Since you mentioned Gaussian elimination, go Google Gaussian elimination and read up on it. Then come back and make you best attempt to apply it to the system of equations above and we can help you find and fix any mistakes you make.

 

Hello; I am trying to find how to go about solving KCL, KVL not the equations, but the math.

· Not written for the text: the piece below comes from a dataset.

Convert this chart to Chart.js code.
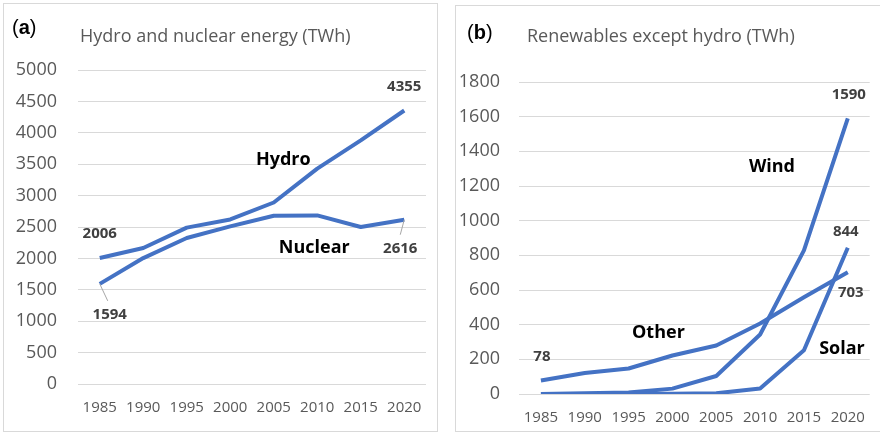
<!DOCTYPE html>
<html>
<head>
<meta charset="utf-8">
<script src="https://cdn.jsdelivr.net/npm/chart.js@4.4.1/dist/chart.umd.min.js"></script>
<style>
  body { margin: 0; background: #fff; width: 880px; height: 432px; position: relative; overflow: hidden; }
  .panel { position: absolute; border: 1px solid #d9d9d9; box-sizing: border-box; }
  canvas { position: absolute; top: 0; }
  .tag { position: absolute; font-family: "Liberation Sans", Arial, sans-serif; font-size: 20px; line-height: 20px; color: #000; }
  .title { position: absolute; font-family: "Open Sans", sans-serif; font-size: 18px; line-height: 20px; color: #595959; white-space: nowrap; }
</style>
</head>
<body>
<div class="panel" style="left:3px; top:3px; width:435px; height:429px;"></div>
<div class="panel" style="left:455px; top:5px; width:426px; height:427px;"></div>
<canvas id="chartA" width="440" height="432" style="left:0"></canvas>
<canvas id="chartB" width="440" height="432" style="left:440px"></canvas>
<div class="tag" style="left:12px; top:17px;">(<b>a</b>)</div>
<div class="title" style="left:80px; top:25px;">Hydro and nuclear energy (TWh)</div>
<div class="tag" style="left:467px; top:22px;">(<b>b</b>)</div>
<div class="title" style="left:527px; top:25px;">Renewables except hydro (TWh)</div>
<script>
var years = ['1985', '1990', '1995', '2000', '2005', '2010', '2015', '2020'];
var hydro = [2006, 2165, 2490, 2620, 2890, 3430, 3880, 4355];
var nuclear = [1594, 2005, 2324, 2510, 2680, 2685, 2500, 2616];
var other = [78, 121, 147, 222, 280, 407, 558, 703];
var wind = [0, 4, 8, 31, 104, 343, 829, 1590];
var solar = [0, 0, 1, 1, 4, 32, 252, 844];

var blue = '#4472C4';
var tickColor = '#595959';
var gridColor = '#d9d9d9';

// text labels drawn next to data points
var labelPlugin = {
    id: 'labels',
    afterDatasetsDraw: function (chart) {
        var items = chart.options.plugins.labels.items || [];
        var ctx = chart.ctx;
        var xs = chart.scales.x, ys = chart.scales.y;
        ctx.save();
        items.forEach(function (it) {
            var v = chart.data.datasets[it.ds].data[it.i];
            var px = xs.getPixelForValue(it.i);
            var py = ys.getPixelForValue(v);
            if (it.leader) {
                ctx.strokeStyle = '#a6a6a6';
                ctx.lineWidth = 1;
                ctx.beginPath();
                ctx.moveTo(px, py);
                ctx.lineTo(px + it.leader[0], py + it.leader[1]);
                ctx.stroke();
            }
            ctx.font = 'bold ' + it.size + 'px "Open Sans", sans-serif';
            ctx.fillStyle = it.color;
            ctx.textAlign = 'center';
            ctx.textBaseline = 'middle';
            ctx.fillText(it.text, px + it.dx, py + it.dy);
        });
        ctx.restore();
    }
};

function lineSet(data) {
    return {
        data: data,
        borderColor: blue,
        borderWidth: 4,
        pointRadius: 0,
        tension: 0,
        borderJoinStyle: 'round',
        fill: false
    };
}

function makeOptions(yMax, yStep, yWidth, yPad, xHeight, top, right, items) {
    return {
        responsive: false,
        animation: false,
        layout: { padding: { top: top, right: right, left: 0, bottom: 0 } },
        plugins: {
            legend: { display: false },
            tooltip: { enabled: false },
            labels: { items: items }
        },
        scales: {
            x: {
                offset: true,
                grid: { display: false, drawTicks: false },
                border: { display: false },
                ticks: { color: tickColor, padding: 15, font: { family: 'Open Sans', size: 15 }, maxRotation: 0 },
                afterFit: function (s) { s.height = xHeight; }
            },
            y: {
                min: 0,
                max: yMax,
                grid: { color: gridColor, lineWidth: 1, drawTicks: false },
                border: { display: false },
                ticks: {
                    stepSize: yStep,
                    color: tickColor,
                    padding: yPad,
                    font: { family: 'Open Sans', size: 18 },
                    callback: function (v) { return String(v); }
                },
                afterFit: function (s) { s.width = yWidth; }
            }
        }
    };
}

var valColor = '#404040';

new Chart(document.getElementById('chartA').getContext('2d'), {
    type: 'line',
    data: {
        labels: years,
        datasets: [lineSet(nuclear), lineSet(hydro)]
    },
    options: makeOptions(5000, 500, 78, 21, 48, 70, 14, [
        { text: '4355', ds: 1, i: 7, dx: 0, dy: -24, size: 15, color: valColor },
        { text: '2006', ds: 1, i: 0, dx: 0, dy: -24, size: 15, color: valColor },
        { text: '1594', ds: 0, i: 0, dx: 10, dy: 31, size: 15, color: valColor, leader: [8, 17] },
        { text: '2616', ds: 0, i: 7, dx: -4, dy: 29, size: 15, color: valColor, leader: [-4, 15] },
        { text: 'Hydro', ds: 1, i: 5, dx: -34, dy: -9, size: 18, color: '#000' },
        { text: 'Nuclear', ds: 0, i: 5, dx: -3, dy: 32, size: 18, color: '#000' }
    ]),
    plugins: [labelPlugin]
});

new Chart(document.getElementById('chartB').getContext('2d'), {
    type: 'line',
    data: {
        labels: years,
        datasets: [lineSet(other), lineSet(wind), lineSet(solar)]
    },
    options: makeOptions(1800, 200, 79, 19, 38, 82, 1, [
        { text: '1590', ds: 1, i: 7, dx: 1, dy: -24, size: 15, color: valColor },
        { text: '844', ds: 2, i: 7, dx: -2, dy: -16, size: 15, color: valColor },
        { text: '703', ds: 0, i: 7, dx: 3, dy: 21, size: 15, color: valColor },
        { text: '78', ds: 0, i: 0, dx: 1, dy: -24, size: 15, color: valColor },
        { text: 'Wind', ds: 1, i: 6, dx: -32, dy: -83, size: 18, color: '#000' },
        { text: 'Other', ds: 0, i: 3, dx: -14, dy: -23, size: 18, color: '#000' },
        { text: 'Solar', ds: 2, i: 6, dx: 38, dy: -1, size: 18, color: '#000' }
    ]),
    plugins: [labelPlugin]
});
</script>
</body>
</html>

The first equation results from KCL applied at node 1, the second equation results from KCL applied at node 3 and the third equation results from KCL applied at node 4. Collecting terms this becomes:

i understand getting the equations, i just dont know how to go about using Gaussian elimination or some other way mathematically to ge tmy answer. thanks

-
​

Simplifying, you can express in matricial form the equations:
(1/9)V1-(1/30)V3 = -55/9 ... I
-(1/30)V1+(7/75)V3-(3/50)V4 = 107/15 ... II
-(3/50)V3+(19/150)V4 = -19/5 ... III

[1/9, -1/30, 0
-(1/30),(7/75),-(3/50)
0,-(3/50),(19/150)], this is known like coefficient matrix, "A".
Also we have the variable vector x= [V1;V3;V4] and the results vector
b=[-55/9;107/15;-19/5].
You can find the answers for the vector x solving the following matrix equation: x =A^-1*b, where A^-1 is the inverse matrix. It is easy, only you need to have a computer that performs the operations, for example, the TI-89 calculator, MATLAB, etc.